You see, at first, I attempted to stargaze from my room. I put the telescope in my room, put it pointed out my window, and made sure the lights were turned off in the house. But that wasn't nearly good enough because of all the lights in the neighborhood. So next I took the telescope to a field close to my house, but that wasn't much better. There were still lights in the neighborhood everywhere. So one evening my dad and I drove, I thought, far enough away out of town to a remote park. But even there we weren't quite far enough away from the haze of the city lights. As remote as we were, I still remember being able to hear the hum of traffic in the distance. It seemed that no matter where I went, I couldn't quite escape the light.

Now, while that is bad news for any novice astronomer, in another sense, that's also the very hope that our passage leaves us with. You see, just as I could never quite escape the ambient light of civilization, so too the Lord has preserved a faithful gospel witness in this world. Such that the light of His Word will never be extinguished. That, friends, is incredibly good news.

Now, to be sure, there will always be attempts in our world to do just that. We can look to examples throughout the history of the church, all throughout the world where there have been everyone from those who profess Christ, who would seem to be insiders, think about Wycliffe's own day, to the most militant atheists, all of whom have sought to stamp out faithful heralds of the Word of God and even the word itself.

Yet, just as the Lord preserved 7,000 who did not bow their knee to Baal in Elijah's day, the Lord preserves a faithful gospel witness in our own day as well. While that should be a great encouragement to us, and it should be. It also leaves us with a question that we would do well to ask ourselves, too. Are you willing to abide in God's Word, even if it should bring affliction for you? Even if accepting it the way that Paul would have us accept it issues in contempt from your neighbors? The church in Thessalonica answered that question with a resounding yes. They love the Lord and His Word more than they did the bounty of this world. But what about you?

Well, you if you think about that question and as we prepare to close and transition into receiving the visible word in the sacrament of the Lord's Supper, let me leave us with this closing thought. Don't give up on being students of God's word. Understand that we never grow past God's Word. Even after we hear the same things over and over and over again, the Spirit illuminates to our minds and hearts the things we need to hear. Because the God who authors the Scriptures is also the author of our hearts as well.

I once had a seminary professor who wrote a commentary on the Sermon on the Mount, confess that he's read over 1000 books. I can't imagine this, but 1000 books on the Sermon on the Mount alone. And is still struck in fresh ways every time he reads those three chapters in Matthew's gospel, Matthew 5-7. You see, we never move past God's word and therefore don't ever give up on being students of God's Word, the Holy Scriptures of the Old and New Testament.
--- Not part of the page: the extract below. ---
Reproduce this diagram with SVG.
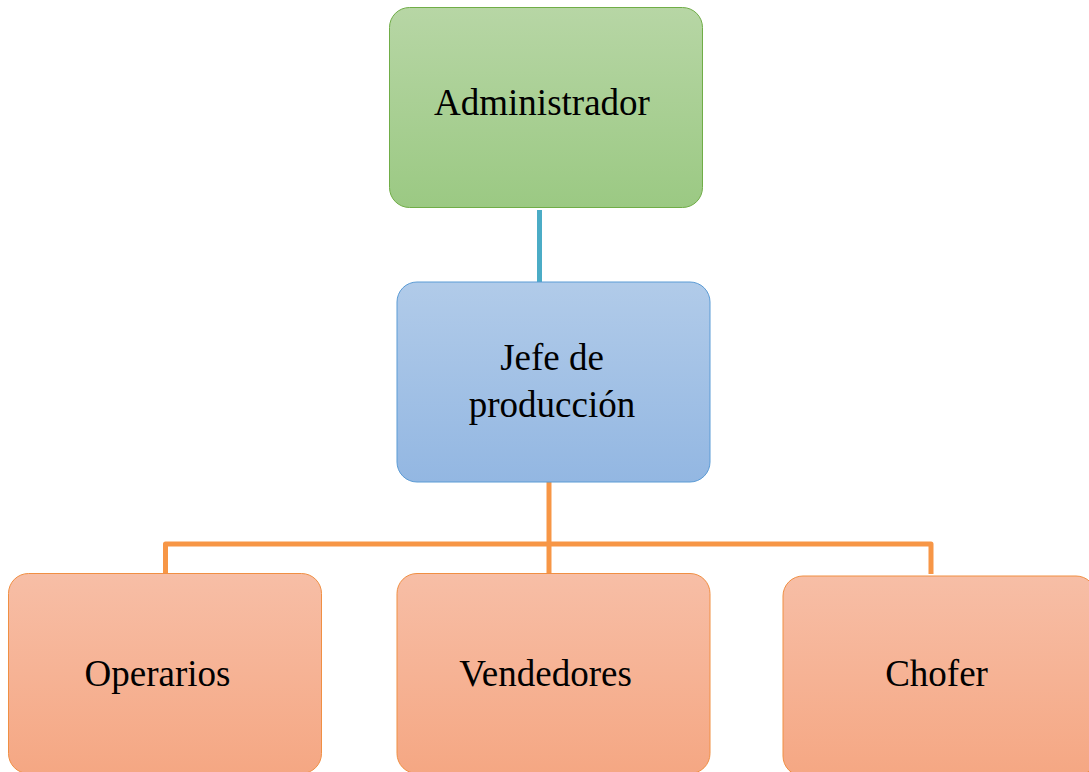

Pray with me. Gracious Heavenly Father, you are the God who speaks to your people. Lord, we can, of course, look outside and see in the book of nature the ways that you reveal yourself to the world. But Lord, in a special way, you have given us all we need to know about life and godliness, how we can be in a right relationship with you through your holy, inspired and inerrant word. Father, I pray that we would be a people, a church that hungers and thirsts above everything else to know you through your word. Help us to be students who diligently pursue truth in and through your word. And help us to evaluate any wisdom that we hear from the world against the wisdom of the word that you give to us and preserve for us in your Holy Scriptures. We ask all this in Christ's name. Amen.